ERIC Number: ED211517
Record Type: RIE
Publication Date: 1981-Oct
Reference Count: N/A
Brain Research and Education: An Overview.
Hill, Kenneth L.
An overview of some educational implications of brain related research indicates that new insights can be gained from brain research. Four areas of study appear to be promising. First, the study of the evolution of the brain involves theories derived mostly from sociobiology, which is the study of the social behavior of animals, including humans in the context of evolutionary biology. Concepts about basic human needs and instincts may be derived from sociobiology. The second area of study, brain growth in children, has implications for educators. The periods of brain growth spurts, followed by learning plateaus, should be considered when choosing times for exposing children to new learning experiences. A third area of research is that which identifies innate differences between male and female brains. The fourth area is that of left/right brain hemisphere differences. In addition to these areas of study, other topics relating to brain growth include: (1) the study of learning as it physically changes the brain; (2) teaching people to learn and/or think; (3) physical aids to the brain such as certain drugs; (4) altered states of consciousness; and (5) research into optimum learning times. Certain skills, values, and thinking levels can be taught effectively only at certain times during an individual's developmental stages. (JD)
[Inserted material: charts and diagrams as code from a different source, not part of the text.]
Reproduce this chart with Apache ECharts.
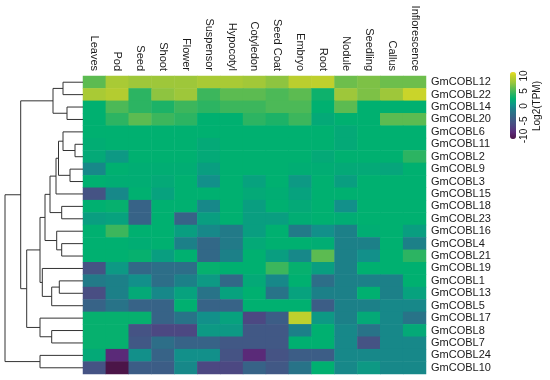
<!DOCTYPE html>
<html>
<head>
<meta charset="utf-8">
<script src="https://cdn.jsdelivr.net/npm/echarts@6/dist/echarts.min.js"></script>
<style>
html,body{margin:0;padding:0;background:#fff;}
#chart{width:550px;height:380px;}
</style>
</head>
<body>
<div id="chart"></div>
<script>
// ---- data ----
const tissues = ["Leaves","Pod","Seed","Shoot","Flower","Suspensor","Hypocotyl","Cotyledon","Seed Coat","Embryo","Root","Nodule","Seedling","Callus","Inflorescence"];
const genes = ["GmCOBL12","GmCOBL22","GmCOBL14","GmCOBL20","GmCOBL6","GmCOBL11","GmCOBL2","GmCOBL9","GmCOBL3","GmCOBL15","GmCOBL18","GmCOBL23","GmCOBL16","GmCOBL4","GmCOBL21","GmCOBL19","GmCOBL1","GmCOBL13","GmCOBL5","GmCOBL17","GmCOBL8","GmCOBL7","GmCOBL24","GmCOBL10"];
// log2(TPM), one row per gene, columns in tissue order
const values = [
  [5, 7.5, 7, 7, 7, 7.5, 7.5, 7.2, 6.5, 8.3, 8.5, 5.5, 6, 5.5, 5.5],
  [7.5, 8, 3.5, 6.5, 7, 4, 5, 5, 4.5, 5, 2.5, 7, 6, 7, 9],
  [2, 4.5, 3.5, 3, 4, 3.5, 4, 4, 4.5, 4.5, 2, 5, 2, 2, 2],
  [2, 3.5, 5, 4, 3.5, 2, 2, 3.5, 3, 4, 1.5, 2, 2, 5, 5],
  [2, 2, 2, 2, 2, 2, 2, 2, 2, 2, 2, 1.5, 2, 2, 2],
  [1.8, 2, 2, 2, 2, 1.5, 2, 2, 2, 2, 2, 1.5, 2, 2, 2],
  [1.5, 0.5, 2, 2, 2, 1.5, 2, 2, 2, 2, 1.5, 2, 2, 2, 3.5],
  [-0.5, 2, 1.8, 1.8, 1.8, 0.8, 2, 2, 2, 1.8, 1.8, 1.5, 1.5, 1.2, 2],
  [2, 1.8, 1.8, 1.5, 2, 0, 2, 1, 2, 0.5, 2, 0.8, 2, 2, 2],
  [-5, -0.5, 2, 1, 2, 2, 2, 1.5, 1.8, 1, 2, 2, 2, 2, 2],
  [2, 2.2, -3.5, 2, 2, -0.5, 2, 0.8, 2, 1.5, 2, 0, 2, 2, 2],
  [0.8, 1, -3.5, 2, -3.5, 0.8, 2, 0.8, 0.8, 1.8, 2, 1.8, 2, 2, 2],
  [2, 4, 2, 2, 0.8, -0.5, -1.5, 0.8, 2, -1.5, 0, -1, 1.8, 2, 0.8],
  [2, 2, 1.8, 2, -1, -3, -1.5, 1.5, 2, 2, 1.8, -1, -1, 2, -1],
  [2, 2, 2.2, 0.8, 2, -3, -1, 2, 0.8, -0.5, 5, -1, 0, 2, 3.5],
  [-5, 0.5, -3, -2.5, -2.5, 2.2, 2, 2, 4, 2.2, 0.8, -1, 2, 2, 2],
  [-1.5, -1, 0, -2.5, -1, 0.5, -3, 1.5, -0.5, 2, -2.5, -1, -1, -1, 2],
  [-5.5, -1, 1.5, -0.5, 1, -2, 1, 2, -2, 1, -1, -1, 2, -1, 1],
  [-3.5, -2, -3.5, -3.5, 2, -3.5, -3.5, 2, 2, 2, -4, -1, -1, -0.5, -0.5],
  [2.2, 2.2, 2.2, -3.5, -2, 0, 1, -6, -4, 8.5, 0.5, -1, 1.5, -0.5, -2],
  [2.2, 2.2, -5, -6, -6, 0.5, 0.5, -4.5, -4.5, -1, 2, -0.5, -2, -0.5, 1.5],
  [2.2, 2.2, -4.5, -2.5, -3.5, -3.5, -4.5, -4.5, -4.5, 2, 2, -0.5, -5, -0.5, -0.5],
  [1.5, -8, 0, -3.5, 0, 0, -5, -8, -5, -4, -4, -0.5, -0.5, -0.5, -0.5],
  [-5, -10, -4, -4, -0.5, -6, -6, -3.5, -4.5, -2, 2, -0.5, 0.5, -0.5, -0.5]
];
// dendrogram merges: [childA, childB, height]; leaves are 0..23, merge k creates node 24+k
const merges = [
  [0, 1, 20], [2, 3, 16], [24, 25, 30],
  [5, 6, 8], [4, 27, 20], [7, 8, 13], [28, 29, 24.5], [30, 9, 27],
  [10, 11, 21.3], [31, 32, 33], [13, 14, 21.3], [12, 34, 26.3], [33, 35, 38],
  [16, 17, 23.7], [37, 18, 31.3], [15, 38, 40.7], [36, 39, 43],
  [20, 21, 31.3], [19, 41, 43], [40, 42, 56.3], [26, 43, 62.3],
  [22, 23, 43], [44, 45, 78]
];
const colorbarMin = -10, colorbarMax = 10, colorbarStep = 5;
const palette = ["#4b1548","#54205f","#5a2a78","#543a7e","#4c4882","#455384","#3c5d86","#326887","#287388","#1c8088","#12908a","#07a27e","#00b070","#1cb267","#3cb65c","#5cbb51","#7dc146","#9ec73a","#b4cc30","#cad42a","#eee11e"];

// ---- build ----
const heatData = [];
values.forEach((row, r) => row.forEach((v, c) => heatData.push([c, r, v])));

const nodeY = genes.map((g, i) => i);
const nodeH = genes.map(() => 0);
const dendroData = [];
merges.forEach(([a, b, h]) => {
  dendroData.push([h, nodeY[a], nodeH[a], nodeY[b], nodeH[b]]);
  nodeY.push((nodeY[a] + nodeY[b]) / 2);
  nodeH.push(h);
});

const FONT = "'Liberation Sans', Arial, sans-serif";
const HEAT = {left: 83, top: 76, width: 343, height: 298};

const chart = echarts.init(document.getElementById('chart'), null, {renderer: 'canvas'});
chart.setOption({
  animation: false,
  backgroundColor: '#fff',
  textStyle: {fontFamily: FONT},
  grid: [
    {left: HEAT.left, top: HEAT.top, width: HEAT.width, height: HEAT.height},
    {left: 3, top: HEAT.top, width: 80, height: HEAT.height},
    {left: 510, top: 76, width: 6, height: 60}
  ],
  xAxis: [
    {type: 'category', gridIndex: 0, data: tissues, position: 'top',
     axisLine: {show: false}, axisTick: {show: false}, splitLine: {show: false},
     axisLabel: {rotate: 90, interval: 0, fontSize: 11, color: '#1a1a1a', margin: 5, fontFamily: FONT,
                 align: 'right', verticalAlign: 'middle'}},
    {type: 'value', gridIndex: 1, min: 0, max: 80, inverse: true, show: false},
    {type: 'value', gridIndex: 2, min: 0, max: 1, show: false}
  ],
  yAxis: [
    {type: 'category', gridIndex: 0, data: genes, inverse: true, position: 'right',
     axisLine: {show: false}, axisTick: {show: false}, splitLine: {show: false},
     axisLabel: {interval: 0, fontSize: 11, color: '#1a1a1a', margin: 5, fontFamily: FONT}},
    {type: 'value', gridIndex: 1, min: -0.5, max: genes.length - 0.5, inverse: true, show: false},
    {type: 'value', gridIndex: 2, min: colorbarMin, max: colorbarMax, interval: colorbarStep, position: 'right',
     axisLine: {show: false}, axisTick: {show: false}, splitLine: {show: false},
     axisLabel: {rotate: 90, fontSize: 10, color: '#1a1a1a', margin: 3, fontFamily: FONT},
     name: 'Log2(TPM)', nameLocation: 'middle', nameRotate: 90, nameGap: 16,
     nameTextStyle: {fontSize: 10, color: '#1a1a1a', fontFamily: FONT}}
  ],
  visualMap: {
    type: 'continuous', min: colorbarMin, max: colorbarMax, seriesIndex: 0,
    calculable: false, hoverLink: false, show: true,
    left: 510, top: 72, itemWidth: 6, itemHeight: 67, padding: 0,
    text: null, inRange: {color: palette}
  },
  series: [
    {type: 'heatmap', xAxisIndex: 0, yAxisIndex: 0, data: heatData,
     itemStyle: {borderWidth: 0}, progressive: 0},
    {type: 'custom', xAxisIndex: 1, yAxisIndex: 1, data: dendroData,
     encode: {x: [0, 2, 4], y: [1, 3]},
     renderItem: function (params, api) {
       const h = api.value(0), ya = api.value(1), ha = api.value(2), yb = api.value(3), hb = api.value(4);
       const p1 = api.coord([ha, ya]), p2 = api.coord([h, ya]), p3 = api.coord([h, yb]), p4 = api.coord([hb, yb]);
       return {type: 'polyline', shape: {points: [p1, p2, p3, p4]},
               style: {stroke: '#333', lineWidth: 1, fill: null}};
     }}
  ]
});
</script>
</body>
</html>
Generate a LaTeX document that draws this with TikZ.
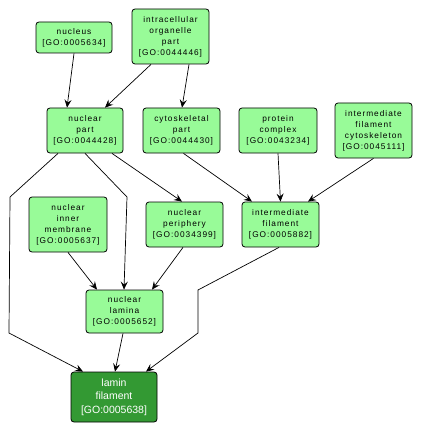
\documentclass[tikz,border=0pt]{standalone}
\usepackage{fontspec}
\setmainfont[LetterSpace=12]{Liberation Sans}
\newfontfamily\plainsans{Liberation Sans}
\usetikzlibrary{arrows.meta}
\begin{document}
\begin{tikzpicture}[x=1pt,y=-1pt,
  go/.style={draw=black, line width=0.8pt, rounded corners=3pt, fill=lgreen,
    inner sep=0pt, align=center, font=\fontsize{8.3}{11}\selectfont},
  term/.style={go, fill=dgreen, text=white, font=\plainsans\fontsize{10.5}{13.5}\selectfont},
  arr/.style={draw=black, line width=0.7pt, -{Stealth[length=8pt,width=7pt,inset=3pt]}}]
\definecolor{lgreen}{HTML}{98FB98}
\definecolor{dgreen}{HTML}{339933}
\useasboundingbox (0,0) rectangle (423,433);
\fill[white] (0,0) rectangle (423,433);
\node[go, minimum width=76pt, minimum height=31pt] (nuc) at (74,37.5) {nucleus\\{}[GO:0005634]};
\node[go, minimum width=77pt, minimum height=55pt] (iop) at (170.5,36.5) {intracellular\\organelle\\part\\{}[GO:0044446]};
\node[go, minimum width=76pt, minimum height=45pt] (np) at (85,130.5) {nuclear\\part\\{}[GO:0044428]};
\node[go, minimum width=77pt, minimum height=45pt] (csp) at (181.5,130.5) {cytoskeletal\\part\\{}[GO:0044430]};
\node[go, minimum width=78pt, minimum height=45pt] (pc) at (278,130.5) {protein\\complex\\{}[GO:0043234]};
\node[go, minimum width=77pt, minimum height=55pt] (ifc) at (373.5,130.5) {intermediate\\filament\\cytoskeleton\\{}[GO:0045111]};
\node[go, minimum width=78pt, minimum height=55pt] (nim) at (68,224.5) {nuclear\\inner\\membrane\\{}[GO:0005637]};
\node[go, minimum width=77pt, minimum height=45pt] (nper) at (184.5,224.5) {nuclear\\periphery\\{}[GO:0034399]};
\node[go, minimum width=77pt, minimum height=45pt] (if) at (280.5,224.5) {intermediate\\filament\\{}[GO:0005882]};
\node[go, minimum width=77pt, minimum height=43pt] (nl) at (124.5,311.5) {nuclear\\lamina\\{}[GO:0005652]};
\node[term, minimum width=86pt, minimum height=50pt] (lf) at (114,397) {lamin\\filament\\{}[GO:0005638]};
\coordinate (b1) at (10,197);
\coordinate (b2) at (9,333);
\coordinate (b3) at (127,197);
\coordinate (b4) at (198,290);
\coordinate (b5) at (198,333);
\draw[arr] (nuc.south) -- ([xshift=-18pt]np.north);
\draw[arr] ([xshift=-19.5pt]iop.south) -- ([xshift=20pt]np.north);
\draw[arr] ([xshift=18.5pt]iop.south) -- ([xshift=0.5pt]csp.north);
\draw[arr] ([xshift=-27pt]np.south) -- (b1) -- (b2) -- ([xshift=-31pt]lf.north);
\draw[arr] (np.south) -- (b3) -- ([xshift=-0.5pt]nl.north);
\draw[arr] ([xshift=27pt]np.south) -- ([xshift=-2.5pt]nper.north);
\draw[arr] ([xshift=2pt]csp.south) -- ([xshift=-28.5pt]if.north);
\draw[arr] (pc.south) -- (if.north);
\draw[arr] (ifc.south) -- ([xshift=27.5pt]if.north);
\draw[arr] (nim.south) -- ([xshift=-27.5pt]nl.north);
\draw[arr] ([xshift=-1.5pt]nper.south) -- ([xshift=27.5pt]nl.north);
\draw[arr] ([xshift=-1.5pt]if.south) -- (b4) -- (b5) -- ([xshift=32pt]lf.north);
\draw[arr] ([xshift=-1.5pt]nl.south) -- ([xshift=1pt]lf.north);
\end{tikzpicture}
\end{document}
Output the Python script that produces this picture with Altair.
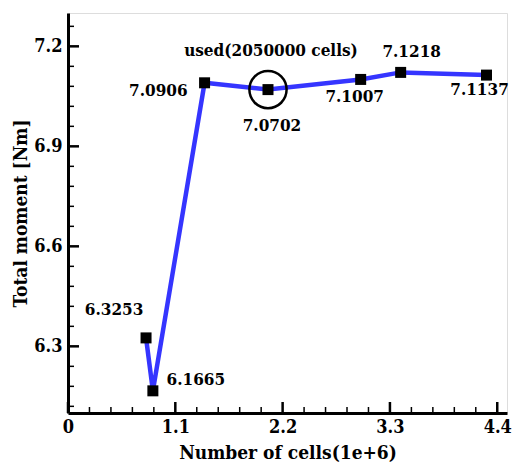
import altair as alt
import pandas as pd

cells = [0.80, 0.87, 1.40, 2.05, 3.00, 3.41, 4.29]
moment = [6.3253, 6.1665, 7.0906, 7.0702, 7.1007, 7.1218, 7.1137]
labels = ["6.3253", "6.1665", "7.0906", "7.0702", "7.1007", "7.1218", "7.1137"]

x_major = [0, 1.1, 2.2, 3.3, 4.4]
x_minor = [0.22, 0.44, 0.66, 0.88, 1.32, 1.54, 1.76, 1.98, 2.42, 2.64, 2.86,
           3.08, 3.52, 3.74, 3.96, 4.18]
y_major = [6.3, 6.6, 6.9, 7.2]
y_minor = [6.12, 6.18, 6.24, 6.36, 6.42, 6.48, 6.54, 6.66, 6.72, 6.78, 6.84,
           6.96, 7.02, 7.08, 7.14, 7.26]

used_cells = 2.05
used_moment = 7.0702
used_text = "used(2050000 cells)"

df = pd.DataFrame({"cells": cells, "moment": moment, "label": labels})

FONT = "DejaVu Serif Condensed, DejaVu Serif"
xs = alt.Scale(domain=[0, 4.5], nice=False, zero=False)
ys = alt.Scale(domain=[6.1, 7.3], nice=False, zero=False)

xax = alt.Axis(values=x_major, ticks=False, grid=False, domainWidth=3,
               domainColor="black", labelFont=FONT, labelFontSize=18,
               labelFontWeight="bold", labelColor="black", labelPadding=5,
               format=".1~f", labelFlush=False,
               title="Number of cells(1e+6)", titleFont=FONT, titleFontSize=19,
               titleFontWeight="bold", titleColor="black", titlePadding=7)
yax = alt.Axis(values=y_major, ticks=False, grid=False, domainWidth=3,
               domainColor="black", labelFont=FONT, labelFontSize=18,
               labelFontWeight="bold", labelColor="black", labelPadding=6,
               format=".1f", labelFlush=False,
               title="Total moment [Nm]", titleFont=FONT, titleFontSize=19,
               titleFontWeight="bold", titleColor="black", titlePadding=3)

base = alt.Chart(df)

line = base.mark_line(color="#3535ff", strokeWidth=4.5).encode(
    x=alt.X("cells:Q", scale=xs, axis=xax),
    y=alt.Y("moment:Q", scale=ys, axis=yax),
)
pts = base.mark_point(shape="square", filled=True, color="black", size=121,
                      opacity=1).encode(
    x=alt.X("cells:Q", scale=xs), y=alt.Y("moment:Q", scale=ys))

circle = alt.Chart(pd.DataFrame({"cells": [used_cells], "moment": [used_moment]})).mark_point(
    shape="circle", filled=False, color="black", strokeWidth=2.5, size=1385, opacity=1
).encode(x=alt.X("cells:Q", scale=xs), y=alt.Y("moment:Q", scale=ys))

offsets = [(-32, -28, "center"), (43, -11, "center"), (-17, 8, "right"),
           (4, 36, "center"), (-6, 18, "center"), (11, -20, "center"),
           (-7, 15, "center")]
texts = []
for i, (dx, dy, al) in enumerate(offsets):
    texts.append(
        alt.Chart(df.iloc[[i]]).mark_text(
            font=FONT, fontSize=17, fontWeight="bold", color="black",
            dx=dx, dy=dy, align=al, baseline="middle"
        ).encode(x=alt.X("cells:Q", scale=xs), y=alt.Y("moment:Q", scale=ys),
                 text="label:N")
    )

used = alt.Chart(pd.DataFrame({"cells": [used_cells], "moment": [used_moment],
                               "t": [used_text]})).mark_text(
    font=FONT, fontSize=17, fontWeight="bold", color="black", dx=3, dy=-39,
    align="center", baseline="middle"
).encode(x=alt.X("cells:Q", scale=xs), y=alt.Y("moment:Q", scale=ys), text="t:N")

H = 400
xmaj = alt.Chart(pd.DataFrame({"v": x_major})).mark_rule(color="black", strokeWidth=2.5).encode(
    x=alt.X("v:Q", scale=xs), y=alt.value(H), y2=alt.value(H - 11))
xmin = alt.Chart(pd.DataFrame({"v": x_minor})).mark_rule(color="black", strokeWidth=1.5).encode(
    x=alt.X("v:Q", scale=xs), y=alt.value(H), y2=alt.value(H - 6))
ymaj = alt.Chart(pd.DataFrame({"v": y_major})).mark_rule(color="black", strokeWidth=2.5).encode(
    y=alt.Y("v:Q", scale=ys), x=alt.value(0), x2=alt.value(11))
ymin = alt.Chart(pd.DataFrame({"v": y_minor})).mark_rule(color="black", strokeWidth=1.5).encode(
    y=alt.Y("v:Q", scale=ys), x=alt.value(0), x2=alt.value(6))

chart = alt.layer(line, xmaj, xmin, ymaj, ymin, circle, pts, used, *texts).properties(
    width=439, height=H, autosize="none",
    padding={"left": 68, "top": 13, "right": 5, "bottom": 54},
).configure_view(stroke="black", strokeWidth=1).configure(background="white")

chart.save("out.html", embed_options={"renderer": "svg", "actions": False})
Descriptors: Brain, Cerebral Dominance, Cognitive Ability, Cognitive Development, Cognitive Style, Developmental Stages, Elementary Secondary Education, Epistemology, Individual Development, Learning Plateaus, Learning Processes, Sex Differences, Social Behavior
Not available separately; see SP 019 382.
Publication Type: Speeches/Meeting Papers; Information Analyses
Education Level: N/A
Authoring Institution: N/A
Note: Paper presented at the Annual Symposium "Education and Contemporary America" of the Boise State University School of Education (2nd, Boise, ID, October 8-10, 1981).